Neste momento altamente dramático do país e a poucas horas do início da votação, todos os conflitos desta sociedade muito injusta emergem de forma consciente ou inconsciente na conduta e nas preferências da população, assim como a representação que nós brasileiros criamos dessas contradições.

O filme Terra em Transe (1967), do cineasta Glauber Rocha, uma parábola sobre o país imaginário de Eldorado situado no Oceano Atlântico, como enuncia a narrativa, representa um conflito entre dois projetos políticos aparentemente contraditórios para a nação. O poeta/jornalista/ativista político Paulo Martins (Jardel Filho) transita entre o ambicioso e sagaz Porfirio Diaz (Paulo Autran) e o inseguro Felipe Vieira (José Lewgoy) − que parece ter bons propósitos mas faz muitas concessões aos poderosos – e termina por se desencantar com ambas as propostas.

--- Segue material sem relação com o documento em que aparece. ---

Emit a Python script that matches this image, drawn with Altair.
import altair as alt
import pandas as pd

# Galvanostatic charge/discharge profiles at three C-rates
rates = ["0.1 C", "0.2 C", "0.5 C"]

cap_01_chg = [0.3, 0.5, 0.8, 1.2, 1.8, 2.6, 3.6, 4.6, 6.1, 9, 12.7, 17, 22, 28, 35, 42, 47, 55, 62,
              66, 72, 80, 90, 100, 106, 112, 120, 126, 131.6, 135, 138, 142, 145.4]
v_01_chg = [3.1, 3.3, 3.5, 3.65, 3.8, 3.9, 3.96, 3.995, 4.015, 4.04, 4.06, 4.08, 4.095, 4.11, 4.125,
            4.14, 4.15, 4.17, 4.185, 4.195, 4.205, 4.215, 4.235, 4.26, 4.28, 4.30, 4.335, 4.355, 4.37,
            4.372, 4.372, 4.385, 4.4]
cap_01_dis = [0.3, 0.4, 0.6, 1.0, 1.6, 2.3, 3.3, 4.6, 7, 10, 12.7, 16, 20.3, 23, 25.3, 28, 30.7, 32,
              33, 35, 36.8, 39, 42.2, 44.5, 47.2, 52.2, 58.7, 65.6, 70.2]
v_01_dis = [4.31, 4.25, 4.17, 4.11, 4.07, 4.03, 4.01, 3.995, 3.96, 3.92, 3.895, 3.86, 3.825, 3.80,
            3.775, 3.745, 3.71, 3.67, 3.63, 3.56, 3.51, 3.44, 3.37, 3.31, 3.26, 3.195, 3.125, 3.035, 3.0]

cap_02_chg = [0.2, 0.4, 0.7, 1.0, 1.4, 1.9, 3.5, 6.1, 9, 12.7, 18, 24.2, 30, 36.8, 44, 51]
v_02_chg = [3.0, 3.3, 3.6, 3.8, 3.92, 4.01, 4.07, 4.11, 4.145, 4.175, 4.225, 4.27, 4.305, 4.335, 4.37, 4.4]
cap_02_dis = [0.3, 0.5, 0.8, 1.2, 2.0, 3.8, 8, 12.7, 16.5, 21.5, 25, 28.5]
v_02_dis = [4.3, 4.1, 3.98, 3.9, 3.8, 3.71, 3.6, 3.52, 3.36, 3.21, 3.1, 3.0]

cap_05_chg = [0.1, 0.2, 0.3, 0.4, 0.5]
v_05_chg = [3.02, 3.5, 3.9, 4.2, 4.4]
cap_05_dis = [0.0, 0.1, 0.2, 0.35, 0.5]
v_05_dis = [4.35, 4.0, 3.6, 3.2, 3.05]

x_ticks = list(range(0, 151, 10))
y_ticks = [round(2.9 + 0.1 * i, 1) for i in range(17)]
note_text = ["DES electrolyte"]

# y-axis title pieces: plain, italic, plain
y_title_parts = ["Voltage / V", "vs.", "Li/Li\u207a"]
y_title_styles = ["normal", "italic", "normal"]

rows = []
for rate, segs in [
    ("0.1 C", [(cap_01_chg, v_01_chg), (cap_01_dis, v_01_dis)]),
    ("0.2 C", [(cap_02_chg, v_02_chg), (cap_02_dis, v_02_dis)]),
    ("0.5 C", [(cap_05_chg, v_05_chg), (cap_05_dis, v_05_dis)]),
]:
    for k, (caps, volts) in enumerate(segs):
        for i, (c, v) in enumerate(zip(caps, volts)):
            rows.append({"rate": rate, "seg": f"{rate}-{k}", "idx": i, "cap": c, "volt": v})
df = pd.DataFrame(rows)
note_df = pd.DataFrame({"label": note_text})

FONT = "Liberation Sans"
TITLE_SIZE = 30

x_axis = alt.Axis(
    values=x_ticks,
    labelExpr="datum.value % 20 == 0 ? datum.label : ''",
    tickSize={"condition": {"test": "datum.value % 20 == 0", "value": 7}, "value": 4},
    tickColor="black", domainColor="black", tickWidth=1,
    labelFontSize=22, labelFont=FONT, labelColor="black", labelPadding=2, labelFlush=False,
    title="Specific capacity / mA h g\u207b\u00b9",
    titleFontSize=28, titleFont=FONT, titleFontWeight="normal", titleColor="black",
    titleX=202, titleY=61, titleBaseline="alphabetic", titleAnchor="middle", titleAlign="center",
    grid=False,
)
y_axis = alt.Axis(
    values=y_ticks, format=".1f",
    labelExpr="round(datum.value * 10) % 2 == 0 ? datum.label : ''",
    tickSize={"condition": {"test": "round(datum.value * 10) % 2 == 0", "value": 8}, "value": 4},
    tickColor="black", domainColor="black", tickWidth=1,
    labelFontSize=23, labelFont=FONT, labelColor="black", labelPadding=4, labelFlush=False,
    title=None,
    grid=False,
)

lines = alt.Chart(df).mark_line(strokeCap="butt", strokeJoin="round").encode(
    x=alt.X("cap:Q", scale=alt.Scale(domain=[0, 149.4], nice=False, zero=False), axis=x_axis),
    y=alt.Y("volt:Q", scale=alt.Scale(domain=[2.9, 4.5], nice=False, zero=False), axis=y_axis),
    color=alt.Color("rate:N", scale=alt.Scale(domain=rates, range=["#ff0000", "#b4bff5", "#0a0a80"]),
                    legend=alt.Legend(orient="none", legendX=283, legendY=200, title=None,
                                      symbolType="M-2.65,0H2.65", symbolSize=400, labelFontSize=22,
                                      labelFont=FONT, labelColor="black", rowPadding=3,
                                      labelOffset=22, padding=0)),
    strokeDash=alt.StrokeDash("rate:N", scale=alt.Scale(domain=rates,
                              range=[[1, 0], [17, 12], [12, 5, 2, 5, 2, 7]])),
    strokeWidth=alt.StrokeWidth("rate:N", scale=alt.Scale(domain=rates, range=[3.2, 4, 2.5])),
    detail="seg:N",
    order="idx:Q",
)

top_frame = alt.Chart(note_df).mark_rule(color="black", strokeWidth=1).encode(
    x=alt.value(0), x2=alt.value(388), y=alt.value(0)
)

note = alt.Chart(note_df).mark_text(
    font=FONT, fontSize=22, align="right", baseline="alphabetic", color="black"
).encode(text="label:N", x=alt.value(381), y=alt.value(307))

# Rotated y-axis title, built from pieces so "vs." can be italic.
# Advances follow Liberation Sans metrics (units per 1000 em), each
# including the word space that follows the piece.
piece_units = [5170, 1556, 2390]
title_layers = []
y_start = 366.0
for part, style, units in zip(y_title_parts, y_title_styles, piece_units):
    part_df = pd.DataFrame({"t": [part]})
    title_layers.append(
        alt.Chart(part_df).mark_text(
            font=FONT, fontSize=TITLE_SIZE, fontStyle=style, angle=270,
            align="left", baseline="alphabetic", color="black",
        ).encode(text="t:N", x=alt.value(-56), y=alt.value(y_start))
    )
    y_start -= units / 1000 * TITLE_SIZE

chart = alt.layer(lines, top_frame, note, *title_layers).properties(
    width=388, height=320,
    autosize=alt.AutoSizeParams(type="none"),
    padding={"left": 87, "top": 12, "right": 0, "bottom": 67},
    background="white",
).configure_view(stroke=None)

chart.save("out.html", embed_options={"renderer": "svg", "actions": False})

Enquanto Diaz, que despreza a população mais pobre, prega a purificação do “sangue dos vermes” para que assim possamos “lavar a nossa alma”, Paulo Martins reflete que “este povo alquebrado, sem vigor, este povo precisa da morte mais do que se pode supor”. E conclui, de forma sombria:

─ A morte como fé, não como temor.

Quando Sara (Glauce Rocha) o repreende por ter jogado Vieira no abismo, Paulo responde:

─ O abismo está aí. A culpa não é do povo. Sai correndo primeiro para quem lhe acena com uma espada ou uma cruz. Executemos, pois, nosso dever histórico.

Por sua vez, Porfirio Diaz anuncia :

─ Meu destino é Deus. A Minha bandeira é o trabalho. A pátria é intocável. A família é sagrada. Uma força moverá a história.

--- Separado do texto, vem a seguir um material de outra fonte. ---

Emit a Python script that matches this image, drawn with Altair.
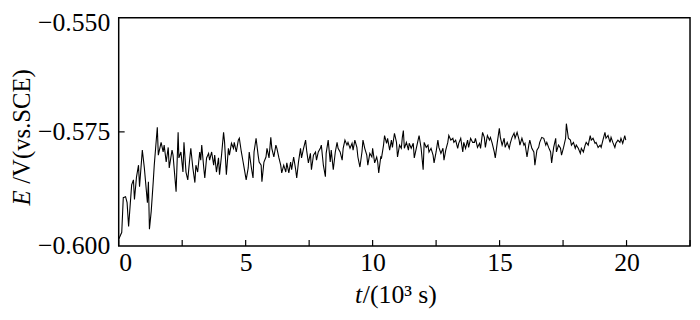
import altair as alt
import pandas as pd

# time in 10^3 s
t_ks = [0.00, 0.12, 0.18, 0.27, 0.33, 0.39, 0.51, 0.58, 0.62, 0.70, 0.78, 0.82, 0.93, 1.01, 1.13, 1.17, 1.21, 1.28,
        1.36, 1.40, 1.52, 1.56, 1.67, 1.75, 1.79, 1.87, 1.95, 1.99, 2.10, 2.14, 2.26, 2.34, 2.37, 2.45, 2.53, 2.57,
        2.65, 2.72, 2.80, 2.84, 2.92, 3.00, 3.04, 3.11, 3.19, 3.23, 3.27, 3.35, 3.39, 3.46, 3.54, 3.58, 3.66, 3.74,
        3.78, 3.85, 3.93, 3.97, 4.05, 4.13, 4.17, 4.24, 4.32, 4.36, 4.44, 4.52, 4.55, 4.63, 4.71, 4.75, 4.83, 4.90,
        4.94, 5.02, 5.10, 5.14, 5.22, 5.29, 5.33, 5.41, 5.49, 5.53, 5.61, 5.64, 5.72, 5.80, 5.84, 5.92, 5.99, 6.03,
        6.11, 6.19, 6.23, 6.31, 6.38, 6.42, 6.50, 6.58, 6.62, 6.70, 6.77, 6.81, 6.89, 6.97, 7.01, 7.08, 7.16, 7.20,
        7.28, 7.36, 7.40, 7.47, 7.55, 7.59, 7.67, 7.75, 7.79, 7.86, 7.94, 7.98, 8.06, 8.14, 8.17, 8.25, 8.33, 8.37,
        8.45, 8.53, 8.60, 8.64, 8.72, 8.80, 8.84, 8.91, 8.99, 9.03, 9.11, 9.19, 9.23, 9.30, 9.38, 9.42, 9.50, 9.58,
        9.62, 9.69, 9.77, 9.81, 9.89, 9.97, 10.00, 10.08, 10.16, 10.20, 10.24, 10.32, 10.35, 10.43, 10.47, 10.55,
        10.59, 10.67, 10.74, 10.78, 10.86, 10.94, 10.98, 11.06, 11.13, 11.17, 11.21, 11.25, 11.33, 11.41, 11.44,
        11.52, 11.60, 11.64, 11.72, 11.79, 11.83, 11.91, 11.99, 12.03, 12.11, 12.18, 12.22, 12.30, 12.38, 12.42,
        12.50, 12.57, 12.61, 12.69, 12.77, 12.81, 12.88, 12.96, 13.00, 13.08, 13.16, 13.20, 13.27, 13.35, 13.39,
        13.47, 13.55, 13.59, 13.66, 13.74, 13.78, 13.86, 13.94, 14.01, 14.05, 14.13, 14.21, 14.25, 14.33, 14.40,
        14.44, 14.52, 14.60, 14.64, 14.71, 14.79, 14.83, 14.91, 14.99, 15.03, 15.10, 15.18, 15.22, 15.30, 15.38,
        15.42, 15.49, 15.57, 15.61, 15.69, 15.77, 15.80, 15.88, 15.96, 16.00, 16.08, 16.15, 16.19, 16.27, 16.35,
        16.39, 16.47, 16.54, 16.58, 16.66, 16.74, 16.82, 16.86, 16.93, 17.01, 17.05, 17.13, 17.21, 17.24, 17.32,
        17.40, 17.44, 17.52, 17.60, 17.63, 17.71, 17.79, 17.83, 17.91, 17.98, 18.02, 18.10, 18.18, 18.22, 18.30,
        18.37, 18.41, 18.49, 18.57, 18.61, 18.68, 18.76, 18.80, 18.88, 18.96, 19.00, 19.07, 19.15, 19.19, 19.27,
        19.35, 19.39, 19.46, 19.54, 19.58, 19.66, 19.74, 19.78, 19.85, 19.93, 19.97]

# potential in mV (vs. SCE)
e_mv = [-598.5, -597.0, -589.4, -589.2, -590.5, -595.7, -586.6, -585.5, -589.8, -584.9, -582.3, -587.0, -579.0,
        -582.9, -590.5, -585.9, -596.3, -592.4, -585.9, -582.3, -574.0, -580.1, -577.3, -579.4, -577.9, -581.6,
        -578.4, -582.9, -579.0, -580.1, -588.1, -575.1, -580.7, -579.4, -583.8, -577.3, -583.8, -585.5, -580.7,
        -578.6, -582.9, -586.1, -582.3, -583.8, -579.4, -581.2, -577.9, -582.9, -585.1, -580.7, -579.7, -581.2,
        -579.4, -582.3, -580.1, -583.8, -580.7, -584.4, -580.1, -575.1, -577.3, -584.4, -578.6, -580.1, -577.5,
        -578.6, -577.3, -579.4, -576.8, -576.4, -579.4, -581.6, -582.9, -585.5, -582.9, -579.4, -582.7, -585.1,
        -579.4, -576.4, -580.1, -581.6, -582.3, -585.9, -581.6, -580.5, -578.6, -580.7, -576.2, -578.6, -580.5,
        -577.9, -578.6, -580.7, -582.3, -584.0, -582.3, -583.8, -581.8, -584.0, -581.6, -583.3, -580.5, -583.3,
        -585.1, -581.6, -578.6, -580.7, -578.6, -576.8, -579.0, -581.8, -579.7, -583.3, -580.1, -579.4, -581.2,
        -579.4, -578.6, -577.9, -582.3, -584.8, -579.7, -576.8, -581.6, -579.0, -583.3, -579.4, -577.3, -578.6,
        -579.4, -581.2, -578.6, -576.8, -577.9, -577.3, -578.6, -577.5, -579.0, -576.8, -578.4, -580.5, -582.7,
        -579.4, -576.8, -578.6, -580.1, -582.3, -579.7, -580.5, -578.6, -581.8, -580.5, -581.6, -584.0, -580.5,
        -580.7, -577.9, -575.8, -577.5, -576.4, -579.0, -576.8, -578.4, -575.3, -577.3, -580.5, -577.9, -578.6,
        -576.2, -574.7, -578.6, -577.3, -579.0, -577.5, -578.6, -577.5, -580.7, -578.6, -576.8, -575.8, -578.6,
        -583.3, -577.3, -578.4, -577.9, -579.4, -578.6, -580.1, -581.8, -579.4, -576.8, -578.4, -579.7, -578.6,
        -581.2, -579.0, -577.3, -575.8, -576.8, -576.4, -577.3, -576.8, -578.6, -577.5, -576.4, -579.4, -577.3,
        -578.6, -576.8, -578.4, -576.4, -577.3, -577.3, -576.4, -578.4, -577.5, -578.6, -575.1, -576.2, -578.4,
        -575.8, -576.8, -576.2, -577.5, -579.4, -580.7, -577.3, -574.2, -576.2, -577.9, -576.4, -578.4, -577.3,
        -578.6, -577.5, -576.2, -575.3, -576.4, -575.1, -576.8, -577.9, -576.4, -577.9, -577.5, -580.5, -577.9,
        -576.8, -578.6, -579.4, -582.3, -579.0, -578.4, -577.3, -576.2, -576.4, -577.9, -577.3, -578.4, -579.4,
        -581.8, -578.4, -576.4, -579.4, -577.9, -578.6, -580.1, -578.4, -576.4, -573.2, -576.4, -576.8, -577.9,
        -577.3, -578.6, -577.9, -578.6, -579.7, -578.6, -579.4, -577.9, -577.3, -577.9, -575.8, -576.8, -576.4,
        -577.5, -577.3, -578.4, -577.9, -578.4, -576.8, -575.1, -576.4, -575.8, -577.3, -576.2, -577.3, -578.4,
        -577.5, -576.8, -577.3, -576.4, -577.5, -575.8, -576.8]

x_tick_values = [0, 2.5, 5, 7.5, 10, 12.5, 15, 17.5, 20, 22.5]
x_label_values = [0, 5, 10, 15, 20]
y_label_values = [-0.600, -0.575, -0.550]
y_tick_values = [-0.575]

df = pd.DataFrame({"t": t_ks, "E": [v / 1000.0 for v in e_mv]})

W, H = 578, 231
FONT = "Liberation Serif"
FS = 26

xscale = alt.Scale(domain=[0, 22.5], nice=False, zero=False)
yscale = alt.Scale(domain=[-0.600, -0.550], nice=False, zero=False)

line = alt.Chart(df).mark_line(color="black", strokeWidth=1.1).encode(
    x=alt.X("t:Q", scale=xscale,
            axis=alt.Axis(values=x_label_values, title=None, ticks=False, domain=False, grid=False,
                          labelFont=FONT, labelFontSize=FS, labelColor="black", labelPadding=4)),
    y=alt.Y("E:Q", scale=yscale,
            axis=alt.Axis(values=y_label_values, format=".3f", title=None, ticks=False, domain=False, grid=False,
                          labelFont=FONT, labelFontSize=FS, labelColor="black", labelPadding=9,
                          labelOffset={"condition": {"test": "datum.value > -0.56", "value": 5}, "value": 0})),
)

xt = alt.Chart(pd.DataFrame({"t": x_tick_values})).mark_rule(color="black", strokeWidth=1.2).encode(
    x=alt.X("t:Q", scale=xscale), y=alt.value(H), y2=alt.value(H - 6))

yt = alt.Chart(pd.DataFrame({"E": y_tick_values})).mark_rule(color="black", strokeWidth=1.2).encode(
    y=alt.Y("E:Q", scale=yscale), x=alt.value(0), x2=alt.value(6))

one = pd.DataFrame({"a": [0]})

def txt(s, x, y, italic=False, angle=0, align="left", size=FS):
    kw = dict(font=FONT, fontSize=size, color="black", align=align, baseline="middle")
    if italic:
        kw["fontStyle"] = "italic"
    if angle:
        kw["angle"] = angle
    return alt.Chart(one).mark_text(**kw).encode(x=alt.value(x), y=alt.value(y), text=alt.value(s))

titles = [
    txt("E", -98, 190, italic=True, angle=270, size=25),
    txt("/V(vs.SCE)", -98, 168, angle=270, size=25),
    txt("t", 239, 281, italic=True),
    txt("/(10³ s)", 247, 281),
]

chart = alt.layer(line, xt, yt, *titles).properties(
    width=W, height=H,
    autosize=alt.AutoSizeParams(type="none"),
    padding={"left": 112, "top": 8, "right": 2, "bottom": 73},
).configure_view(stroke="black", strokeWidth=1.5)

chart.save("out.html", embed_options={"renderer": "svg", "actions": False})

Ao final, enquanto Vieira é deposto e Paulo Martins morre fuzilado pelos órgãos da repressão, Diaz − um corrupto testa de ferro das multinacionais que vão tomar o país em associação com o empresário Júlio Fuentes (Paulo Gracindo), que anteriormente dizia ser de “esquerda” − se faz coroar cercado por áulicos e proclama:

─ Aprenderão, aprenderão! Dominarei estas terras. Botarei estas histéricas tradições em ordem. Pela força, pelo amor da força. Pela harmonia universal dos infernos. E chegaremos a uma civilização... 

Já dizia Pound que os poetas são a antena da raça. Teria o cineasta e poeta baiano antecipado um cenário que hoje atormenta esta nação?